Honestly, I would be inclined to stop all gifts after a bratty response like that.



This. Step or bio I'd hesitate to give that brat a gift again.
Anonymous
Anyone who told me my gift was too cheap would never see another present from me ever.
Anonymous
That child wouldn’t receive a gift from me going forward. Ten is old enough to know that is an unacceptable response.
Anonymous
I would treat this step child the same as I would a bio child: I would let him know that his response was not appropriate.

I think you’re getting stuck on the wrong issue, it’s not about step versus bio it’s about entitled versus gracious.
Anonymous
Grandparents send more than aunts and uncles.
The kid’s manners are horrible.
If you are close as a family, then step or not step shouldn’t make a difference.
Anonymous
Generally it's better to be generous and equal.
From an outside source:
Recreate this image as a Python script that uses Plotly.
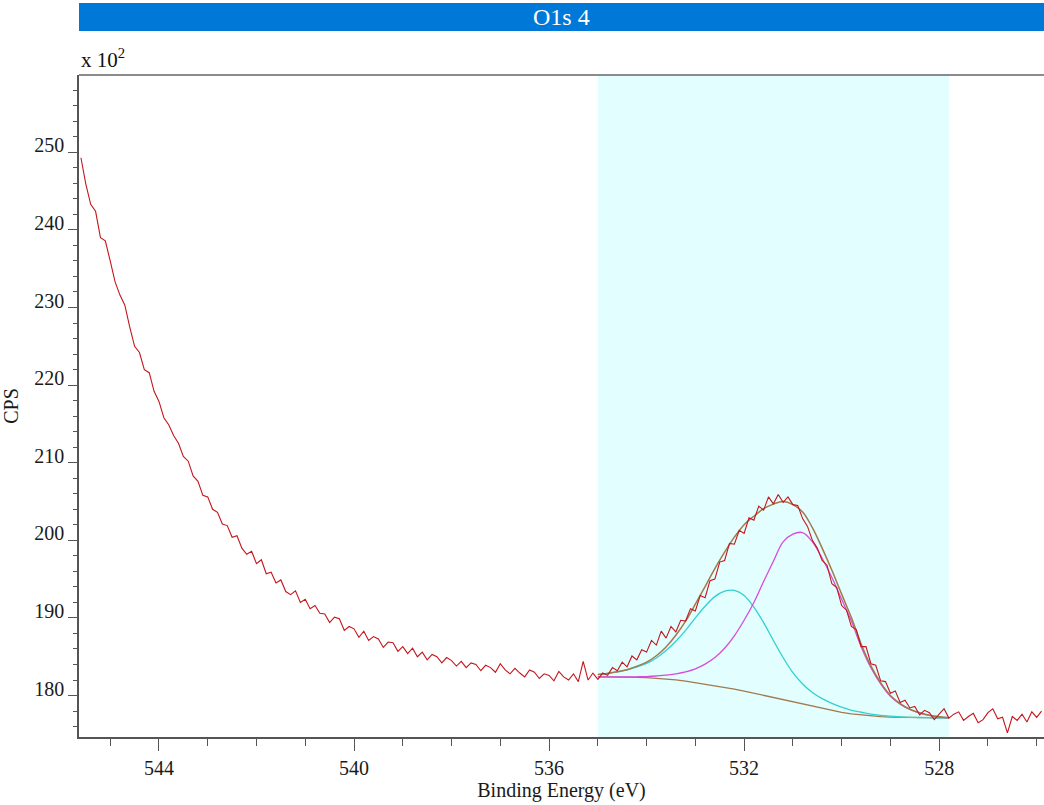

As a stepkid, actually you get the shaft compared to your contemporaries, half siblings or stepsiblings, especially with extended family of vastly different wealth levels.

However, 10 is not too young for you to tell him verbally that he was rude and ungrateful and that there are consequences for that.

It's an awkward age where he might be trying to express that he doesn't feel accepted or valued or secure in his place in your family
Anonymous
Anonymous wrote:Steps are not related to you. Let their family members send them gifts (or not).


Exactly. The bios gives them presents. OP presents to your own family and kids.
Anonymous
If the core complaint is that you didn't give as much of grandma than that is rude and he should cut it out.

If the core complaint is that you gave more to your blood nieces and nephews than to the step nieces and nephews than you're in the wrong.

It is hard to tell from your post because the kid being step or not is irrelevant if he first scenario is true.
Anonymous
Anonymous wrote:
Anonymous wrote:
Anonymous wrote:
Anonymous wrote:
Anonymous wrote:Steps are not related to you. Let their family members send them gifts (or not).

Exactly, don't step-kids sometimes come out way ahead, because of having more family to dote on them?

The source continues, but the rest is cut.